Aim |
Extract the full listing verbatim and drop any pictures from your copy.

========

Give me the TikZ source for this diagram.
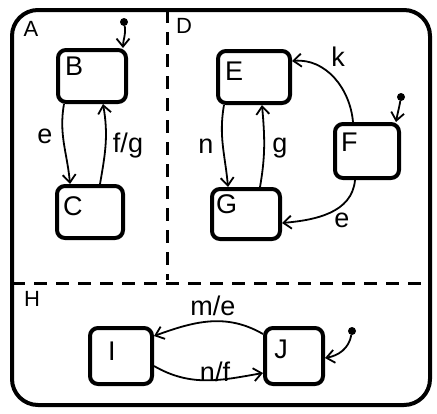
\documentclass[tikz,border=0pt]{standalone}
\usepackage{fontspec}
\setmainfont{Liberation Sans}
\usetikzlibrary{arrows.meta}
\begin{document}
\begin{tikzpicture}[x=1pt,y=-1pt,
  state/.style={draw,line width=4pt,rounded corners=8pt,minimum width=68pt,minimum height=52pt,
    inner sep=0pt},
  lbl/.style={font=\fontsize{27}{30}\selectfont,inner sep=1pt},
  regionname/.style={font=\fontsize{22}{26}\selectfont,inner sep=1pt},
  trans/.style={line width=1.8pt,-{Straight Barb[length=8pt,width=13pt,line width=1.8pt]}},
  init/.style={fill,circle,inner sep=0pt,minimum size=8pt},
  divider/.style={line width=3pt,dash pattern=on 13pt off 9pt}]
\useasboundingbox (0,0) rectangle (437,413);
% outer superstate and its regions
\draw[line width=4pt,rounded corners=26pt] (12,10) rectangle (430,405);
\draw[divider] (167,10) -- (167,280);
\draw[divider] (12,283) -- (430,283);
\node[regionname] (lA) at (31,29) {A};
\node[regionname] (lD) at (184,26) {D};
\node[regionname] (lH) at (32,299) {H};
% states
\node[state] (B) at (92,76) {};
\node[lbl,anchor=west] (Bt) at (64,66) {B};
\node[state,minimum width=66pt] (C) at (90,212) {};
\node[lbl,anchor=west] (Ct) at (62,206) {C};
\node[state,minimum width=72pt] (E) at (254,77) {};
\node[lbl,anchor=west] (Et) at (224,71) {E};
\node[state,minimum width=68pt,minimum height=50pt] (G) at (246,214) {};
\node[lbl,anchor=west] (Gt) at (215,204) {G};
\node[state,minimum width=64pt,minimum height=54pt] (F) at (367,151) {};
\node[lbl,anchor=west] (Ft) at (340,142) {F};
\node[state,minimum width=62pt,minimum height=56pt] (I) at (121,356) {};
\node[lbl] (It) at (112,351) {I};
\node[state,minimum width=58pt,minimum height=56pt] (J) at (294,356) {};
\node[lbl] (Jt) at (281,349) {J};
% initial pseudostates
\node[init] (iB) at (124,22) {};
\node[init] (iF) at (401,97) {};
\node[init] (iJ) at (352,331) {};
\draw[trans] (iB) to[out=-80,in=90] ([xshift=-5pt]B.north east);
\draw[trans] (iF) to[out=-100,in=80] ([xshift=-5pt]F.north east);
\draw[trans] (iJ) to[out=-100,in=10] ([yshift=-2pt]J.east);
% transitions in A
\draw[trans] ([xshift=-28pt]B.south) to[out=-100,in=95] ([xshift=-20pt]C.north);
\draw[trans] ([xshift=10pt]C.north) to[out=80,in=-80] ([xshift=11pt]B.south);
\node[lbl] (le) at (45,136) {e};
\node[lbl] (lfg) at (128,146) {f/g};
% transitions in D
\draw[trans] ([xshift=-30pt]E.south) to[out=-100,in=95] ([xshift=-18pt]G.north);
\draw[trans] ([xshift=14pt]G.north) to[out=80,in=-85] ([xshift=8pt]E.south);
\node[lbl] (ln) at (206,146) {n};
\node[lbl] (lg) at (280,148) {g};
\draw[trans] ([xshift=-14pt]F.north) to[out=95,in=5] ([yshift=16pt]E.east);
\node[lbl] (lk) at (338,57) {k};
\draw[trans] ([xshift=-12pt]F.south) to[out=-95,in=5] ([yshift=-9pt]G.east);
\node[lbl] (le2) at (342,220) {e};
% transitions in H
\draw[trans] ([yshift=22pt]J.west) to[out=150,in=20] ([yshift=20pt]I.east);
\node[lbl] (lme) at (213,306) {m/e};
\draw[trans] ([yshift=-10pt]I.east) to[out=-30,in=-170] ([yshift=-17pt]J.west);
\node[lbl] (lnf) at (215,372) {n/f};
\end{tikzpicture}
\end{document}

========

Response |
Give me the TikZ source for this diagram.
\documentclass[tikz,border=0pt]{standalone}
\usepackage{fontspec}
\setmainfont{Liberation Sans}
\usetikzlibrary{arrows.meta}
\begin{document}
\begin{tikzpicture}[x=1pt,y=-1pt,
  state/.style={draw,line width=4pt,rounded corners=8pt,minimum width=68pt,minimum height=52pt,
    inner sep=0pt},
  lbl/.style={font=\fontsize{27}{30}\selectfont,inner sep=1pt},
  regionname/.style={font=\fontsize{22}{26}\selectfont,inner sep=1pt},
  trans/.style={line width=1.8pt,-{Straight Barb[length=8pt,width=13pt,line width=1.8pt]}},
  init/.style={fill,circle,inner sep=0pt,minimum size=8pt},
  divider/.style={line width=3pt,dash pattern=on 13pt off 9pt}]
\useasboundingbox (0,0) rectangle (437,413);
% outer superstate and its regions
\draw[line width=4pt,rounded corners=26pt] (12,10) rectangle (430,405);
\draw[divider] (167,10) -- (167,280);
\draw[divider] (12,283) -- (430,283);
\node[regionname] (lA) at (31,29) {A};
\node[regionname] (lD) at (184,26) {D};
\node[regionname] (lH) at (32,299) {H};
% states
\node[state] (B) at (92,76) {};
\node[lbl,anchor=west] (Bt) at (64,66) {B};
\node[state,minimum width=66pt] (C) at (90,212) {};
\node[lbl,anchor=west] (Ct) at (62,206) {C};
\node[state,minimum width=72pt] (E) at (254,77) {};
\node[lbl,anchor=west] (Et) at (224,71) {E};
\node[state,minimum width=68pt,minimum height=50pt] (G) at (246,214) {};
\node[lbl,anchor=west] (Gt) at (215,204) {G};
\node[state,minimum width=64pt,minimum height=54pt] (F) at (367,151) {};
\node[lbl,anchor=west] (Ft) at (340,142) {F};
\node[state,minimum width=62pt,minimum height=56pt] (I) at (121,356) {};
\node[lbl] (It) at (112,351) {I};
\node[state,minimum width=58pt,minimum height=56pt] (J) at (294,356) {};
\node[lbl] (Jt) at (281,349) {J};
% initial pseudostates
\node[init] (iB) at (124,22) {};
\node[init] (iF) at (401,97) {};
\node[init] (iJ) at (352,331) {};
\draw[trans] (iB) to[out=-80,in=90] ([xshift=-5pt]B.north east);
\draw[trans] (iF) to[out=-100,in=80] ([xshift=-5pt]F.north east);
\draw[trans] (iJ) to[out=-100,in=10] ([yshift=-2pt]J.east);
% transitions in A
\draw[trans] ([xshift=-28pt]B.south) to[out=-100,in=95] ([xshift=-20pt]C.north);
\draw[trans] ([xshift=10pt]C.north) to[out=80,in=-80] ([xshift=11pt]B.south);
\node[lbl] (le) at (45,136) {e};
\node[lbl] (lfg) at (128,146) {f/g};
% transitions in D
\draw[trans] ([xshift=-30pt]E.south) to[out=-100,in=95] ([xshift=-18pt]G.north);
\draw[trans] ([xshift=14pt]G.north) to[out=80,in=-85] ([xshift=8pt]E.south);
\node[lbl] (ln) at (206,146) {n};
\node[lbl] (lg) at (280,148) {g};
\draw[trans] ([xshift=-14pt]F.north) to[out=95,in=5] ([yshift=16pt]E.east);
\node[lbl] (lk) at (338,57) {k};
\draw[trans] ([xshift=-12pt]F.south) to[out=-95,in=5] ([yshift=-9pt]G.east);
\node[lbl] (le2) at (342,220) {e};
% transitions in H
\draw[trans] ([yshift=22pt]J.west) to[out=150,in=20] ([yshift=20pt]I.east);
\node[lbl] (lme) at (213,306) {m/e};
\draw[trans] ([yshift=-10pt]I.east) to[out=-30,in=-170] ([yshift=-17pt]J.west);
\node[lbl] (lnf) at (215,372) {n/f};
\end{tikzpicture}
\end{document}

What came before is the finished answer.